** THE REQUEST **
Output each line exactly as it appears, skipping any embedded picture.

** DATA SECTION **
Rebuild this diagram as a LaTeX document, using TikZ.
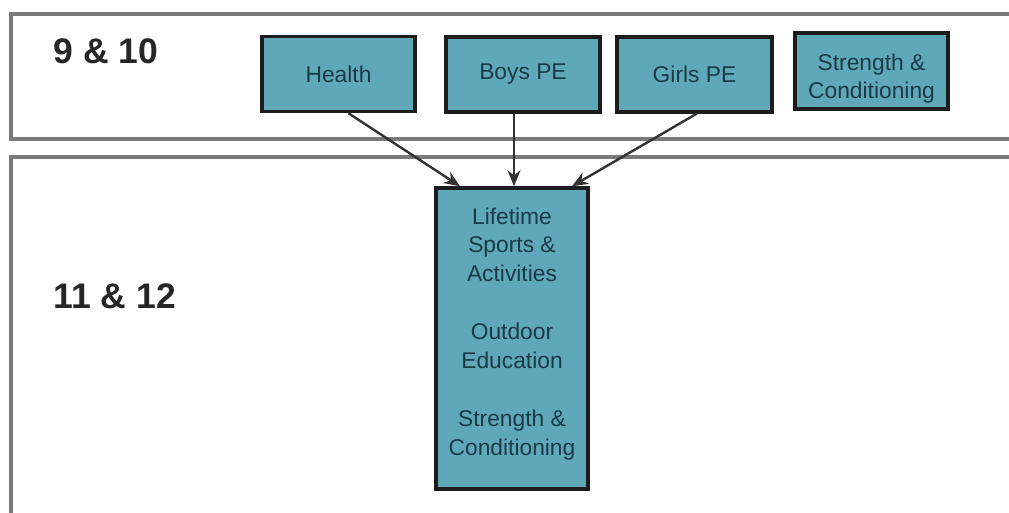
\documentclass[tikz,border=0pt]{standalone}
\usepackage{fontspec}
\setmainfont{Liberation Sans}
\usetikzlibrary{arrows.meta}
\definecolor{frame}{HTML}{7A7A7A}
\definecolor{teal}{HTML}{5FA8BA}
\definecolor{edge}{HTML}{1C1C1C}
\definecolor{txt}{HTML}{1B3A48}
\tikzset{
  band/.style={draw=frame, line width=4pt},
  course/.style={draw=edge, fill=teal, line width=3.5pt, text=txt, align=center,
    font=\fontsize{22.8}{28.5}\selectfont, inner sep=0pt},
  label/.style={text=txt, align=center, font=\fontsize{22.8}{28.5}\selectfont, inner sep=0pt},
  grade/.style={font=\fontsize{35.5}{40}\selectfont\bfseries, text=black!85, anchor=west},
  link/.style={draw=edge!90, line width=2.4pt, -{Stealth[length=16pt,width=13pt]}}
}
\begin{document}
\begin{tikzpicture}[x=1pt,y=-1pt]
\useasboundingbox (0,0) rectangle (1009,512);
\clip (0,0) rectangle (1009,512);
\fill[white] (0,0) rectangle (1009,512);
\draw[band] (11,14) rectangle (1030,139);
\draw[band] (11,157) rectangle (1030,540);
\node[grade] (g1) at (50,51) {9 \& 10};
\node[grade] (g2) at (50,296) {11 \& 12};
\node[course, minimum width=153pt, minimum height=75pt] (health) at (338.5,74) {Health};
\node[course, minimum width=154pt, minimum height=75pt] (boys) at (523,74.5) {Boys PE};
\node[course, minimum width=155pt, minimum height=75pt] (girls) at (694.5,74.5) {Girls PE};
\node[course, minimum width=153pt, minimum height=76pt] (sc) at (871.5,71) {};
\node[label] (sctext) at ([yshift=-7.5pt]sc.center) {Strength \&\\Conditioning};
\node[course, minimum width=152pt, minimum height=301pt] (big) at (512,338.5) {};
\node[label] (bigtext) at ([yshift=4.5pt]big.center) {Lifetime\\Sports \&\\Activities\\[30pt]Outdoor\\Education\\[30pt]Strength \&\\Conditioning};
\draw[link] ([xshift=10pt]health.south) -- ([xshift=-52pt]big.north);
\draw[link] ([xshift=-9pt]boys.south) -- ([xshift=2pt]big.north);
\draw[link] ([xshift=2pt]girls.south) -- ([xshift=60pt]big.north);
\end{tikzpicture}
\end{document}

** ANSWER TO THE TASK **
Rebuild this diagram as a LaTeX document, using TikZ.
\documentclass[tikz,border=0pt]{standalone}
\usepackage{fontspec}
\setmainfont{Liberation Sans}
\usetikzlibrary{arrows.meta}
\definecolor{frame}{HTML}{7A7A7A}
\definecolor{teal}{HTML}{5FA8BA}
\definecolor{edge}{HTML}{1C1C1C}
\definecolor{txt}{HTML}{1B3A48}
\tikzset{
  band/.style={draw=frame, line width=4pt},
  course/.style={draw=edge, fill=teal, line width=3.5pt, text=txt, align=center,
    font=\fontsize{22.8}{28.5}\selectfont, inner sep=0pt},
  label/.style={text=txt, align=center, font=\fontsize{22.8}{28.5}\selectfont, inner sep=0pt},
  grade/.style={font=\fontsize{35.5}{40}\selectfont\bfseries, text=black!85, anchor=west},
  link/.style={draw=edge!90, line width=2.4pt, -{Stealth[length=16pt,width=13pt]}}
}
\begin{document}
\begin{tikzpicture}[x=1pt,y=-1pt]
\useasboundingbox (0,0) rectangle (1009,512);
\clip (0,0) rectangle (1009,512);
\fill[white] (0,0) rectangle (1009,512);
\draw[band] (11,14) rectangle (1030,139);
\draw[band] (11,157) rectangle (1030,540);
\node[grade] (g1) at (50,51) {9 \& 10};
\node[grade] (g2) at (50,296) {11 \& 12};
\node[course, minimum width=153pt, minimum height=75pt] (health) at (338.5,74) {Health};
\node[course, minimum width=154pt, minimum height=75pt] (boys) at (523,74.5) {Boys PE};
\node[course, minimum width=155pt, minimum height=75pt] (girls) at (694.5,74.5) {Girls PE};
\node[course, minimum width=153pt, minimum height=76pt] (sc) at (871.5,71) {};
\node[label] (sctext) at ([yshift=-7.5pt]sc.center) {Strength \&\\Conditioning};
\node[course, minimum width=152pt, minimum height=301pt] (big) at (512,338.5) {};
\node[label] (bigtext) at ([yshift=4.5pt]big.center) {Lifetime\\Sports \&\\Activities\\[30pt]Outdoor\\Education\\[30pt]Strength \&\\Conditioning};
\draw[link] ([xshift=10pt]health.south) -- ([xshift=-52pt]big.north);
\draw[link] ([xshift=-9pt]boys.south) -- ([xshift=2pt]big.north);
\draw[link] ([xshift=2pt]girls.south) -- ([xshift=60pt]big.north);
\end{tikzpicture}
\end{document}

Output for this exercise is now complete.